§ Data shown

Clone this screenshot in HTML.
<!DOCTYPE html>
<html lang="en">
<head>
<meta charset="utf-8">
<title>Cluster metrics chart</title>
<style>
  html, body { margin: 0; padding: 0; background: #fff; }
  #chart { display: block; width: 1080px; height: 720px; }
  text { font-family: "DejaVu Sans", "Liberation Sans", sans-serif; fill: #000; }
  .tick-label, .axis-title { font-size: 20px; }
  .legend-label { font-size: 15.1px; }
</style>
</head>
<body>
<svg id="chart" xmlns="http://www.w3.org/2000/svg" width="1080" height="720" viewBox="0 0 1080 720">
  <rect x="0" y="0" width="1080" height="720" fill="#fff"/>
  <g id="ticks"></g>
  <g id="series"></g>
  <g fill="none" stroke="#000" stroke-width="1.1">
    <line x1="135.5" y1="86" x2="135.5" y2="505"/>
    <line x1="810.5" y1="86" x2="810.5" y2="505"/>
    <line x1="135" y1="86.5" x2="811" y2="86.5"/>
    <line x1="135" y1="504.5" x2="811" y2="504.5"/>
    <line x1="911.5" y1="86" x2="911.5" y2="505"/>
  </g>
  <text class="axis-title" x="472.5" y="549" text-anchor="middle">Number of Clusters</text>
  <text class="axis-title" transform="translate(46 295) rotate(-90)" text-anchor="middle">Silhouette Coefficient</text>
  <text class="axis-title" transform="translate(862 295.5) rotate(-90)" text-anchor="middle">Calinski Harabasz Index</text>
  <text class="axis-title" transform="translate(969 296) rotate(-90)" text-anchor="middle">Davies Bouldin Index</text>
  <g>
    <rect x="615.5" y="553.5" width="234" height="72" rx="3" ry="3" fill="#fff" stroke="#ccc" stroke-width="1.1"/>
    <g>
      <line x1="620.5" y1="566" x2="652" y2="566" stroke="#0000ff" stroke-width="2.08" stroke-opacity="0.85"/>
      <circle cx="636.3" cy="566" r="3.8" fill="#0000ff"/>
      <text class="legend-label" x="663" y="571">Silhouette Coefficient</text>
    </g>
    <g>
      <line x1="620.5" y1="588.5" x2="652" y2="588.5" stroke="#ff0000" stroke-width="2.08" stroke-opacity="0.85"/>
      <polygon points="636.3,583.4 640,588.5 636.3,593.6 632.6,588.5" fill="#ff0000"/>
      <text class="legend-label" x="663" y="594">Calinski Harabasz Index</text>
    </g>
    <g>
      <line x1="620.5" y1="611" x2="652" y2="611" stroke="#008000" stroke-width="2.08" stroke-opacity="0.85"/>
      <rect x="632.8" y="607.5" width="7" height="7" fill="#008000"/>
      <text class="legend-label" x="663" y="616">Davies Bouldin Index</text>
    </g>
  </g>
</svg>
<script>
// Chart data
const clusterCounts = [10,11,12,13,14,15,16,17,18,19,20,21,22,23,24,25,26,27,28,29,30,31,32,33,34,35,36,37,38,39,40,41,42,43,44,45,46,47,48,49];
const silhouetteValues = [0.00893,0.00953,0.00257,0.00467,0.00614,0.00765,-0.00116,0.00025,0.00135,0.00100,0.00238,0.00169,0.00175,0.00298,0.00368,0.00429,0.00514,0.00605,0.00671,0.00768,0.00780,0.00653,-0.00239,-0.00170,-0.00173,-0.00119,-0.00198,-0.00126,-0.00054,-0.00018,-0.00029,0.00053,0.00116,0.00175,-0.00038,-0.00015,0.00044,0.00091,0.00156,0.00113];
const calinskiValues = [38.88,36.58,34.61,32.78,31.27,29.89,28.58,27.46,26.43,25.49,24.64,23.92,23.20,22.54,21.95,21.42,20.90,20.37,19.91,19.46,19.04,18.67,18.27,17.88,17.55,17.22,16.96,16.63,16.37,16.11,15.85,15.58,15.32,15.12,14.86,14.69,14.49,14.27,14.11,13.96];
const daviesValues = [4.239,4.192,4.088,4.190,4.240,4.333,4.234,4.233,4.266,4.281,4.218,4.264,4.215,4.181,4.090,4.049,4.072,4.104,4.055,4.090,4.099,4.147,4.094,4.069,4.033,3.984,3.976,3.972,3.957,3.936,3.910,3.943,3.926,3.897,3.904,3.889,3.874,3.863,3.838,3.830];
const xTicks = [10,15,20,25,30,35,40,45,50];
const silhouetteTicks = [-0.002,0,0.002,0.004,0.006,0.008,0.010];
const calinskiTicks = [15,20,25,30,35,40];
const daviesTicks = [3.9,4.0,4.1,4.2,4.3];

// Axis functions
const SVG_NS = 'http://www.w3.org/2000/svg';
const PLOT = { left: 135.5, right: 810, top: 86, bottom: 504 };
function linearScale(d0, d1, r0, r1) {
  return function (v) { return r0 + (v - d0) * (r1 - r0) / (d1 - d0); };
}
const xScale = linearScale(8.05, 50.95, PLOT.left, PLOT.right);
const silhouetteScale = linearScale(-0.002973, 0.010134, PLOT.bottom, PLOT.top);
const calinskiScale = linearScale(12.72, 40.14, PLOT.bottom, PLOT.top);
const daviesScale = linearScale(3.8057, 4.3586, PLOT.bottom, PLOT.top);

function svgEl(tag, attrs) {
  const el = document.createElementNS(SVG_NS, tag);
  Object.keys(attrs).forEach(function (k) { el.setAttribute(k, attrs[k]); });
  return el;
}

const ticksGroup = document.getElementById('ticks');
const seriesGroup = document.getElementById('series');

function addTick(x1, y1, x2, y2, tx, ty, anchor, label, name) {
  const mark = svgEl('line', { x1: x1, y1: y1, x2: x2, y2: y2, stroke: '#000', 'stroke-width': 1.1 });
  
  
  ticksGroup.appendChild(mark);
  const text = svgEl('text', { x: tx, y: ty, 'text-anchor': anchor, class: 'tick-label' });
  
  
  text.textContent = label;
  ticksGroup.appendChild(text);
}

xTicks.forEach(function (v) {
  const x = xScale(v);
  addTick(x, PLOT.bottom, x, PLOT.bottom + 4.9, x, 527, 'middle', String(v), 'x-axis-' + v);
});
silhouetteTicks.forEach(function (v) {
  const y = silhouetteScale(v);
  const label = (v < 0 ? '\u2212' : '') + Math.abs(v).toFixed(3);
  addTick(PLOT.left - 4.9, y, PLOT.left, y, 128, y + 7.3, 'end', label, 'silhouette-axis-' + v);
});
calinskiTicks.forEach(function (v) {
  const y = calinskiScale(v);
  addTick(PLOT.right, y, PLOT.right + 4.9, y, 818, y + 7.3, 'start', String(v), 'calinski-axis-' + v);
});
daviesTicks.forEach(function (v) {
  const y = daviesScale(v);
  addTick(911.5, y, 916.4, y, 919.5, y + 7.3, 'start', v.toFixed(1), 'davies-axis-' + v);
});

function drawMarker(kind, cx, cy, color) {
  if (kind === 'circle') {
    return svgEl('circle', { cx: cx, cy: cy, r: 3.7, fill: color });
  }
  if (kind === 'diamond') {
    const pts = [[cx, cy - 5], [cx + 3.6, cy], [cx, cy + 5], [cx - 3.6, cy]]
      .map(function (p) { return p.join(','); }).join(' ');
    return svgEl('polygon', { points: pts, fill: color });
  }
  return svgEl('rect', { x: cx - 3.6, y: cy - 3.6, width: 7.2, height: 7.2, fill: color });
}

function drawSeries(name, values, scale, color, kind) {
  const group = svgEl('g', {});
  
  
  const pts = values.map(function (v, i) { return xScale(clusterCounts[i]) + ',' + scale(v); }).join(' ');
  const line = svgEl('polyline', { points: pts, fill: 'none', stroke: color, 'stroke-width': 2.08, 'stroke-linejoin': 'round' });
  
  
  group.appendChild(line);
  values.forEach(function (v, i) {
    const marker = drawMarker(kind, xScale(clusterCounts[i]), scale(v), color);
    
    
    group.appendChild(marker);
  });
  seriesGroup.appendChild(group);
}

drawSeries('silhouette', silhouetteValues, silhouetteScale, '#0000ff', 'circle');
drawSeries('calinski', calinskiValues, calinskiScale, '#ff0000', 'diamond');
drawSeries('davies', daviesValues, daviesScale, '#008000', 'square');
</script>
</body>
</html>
---
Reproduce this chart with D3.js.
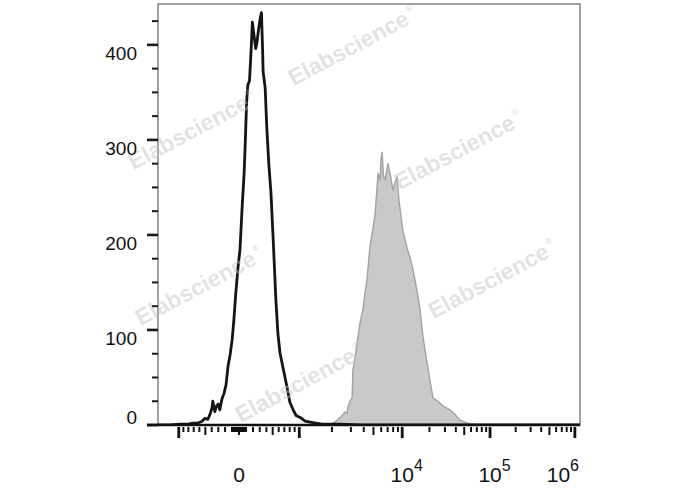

§ Job
In the listing, find each line with the string "this" and copy it.

§ Full solution
Clone this screenshot in HTML.
Reproduce this chart with D3.js.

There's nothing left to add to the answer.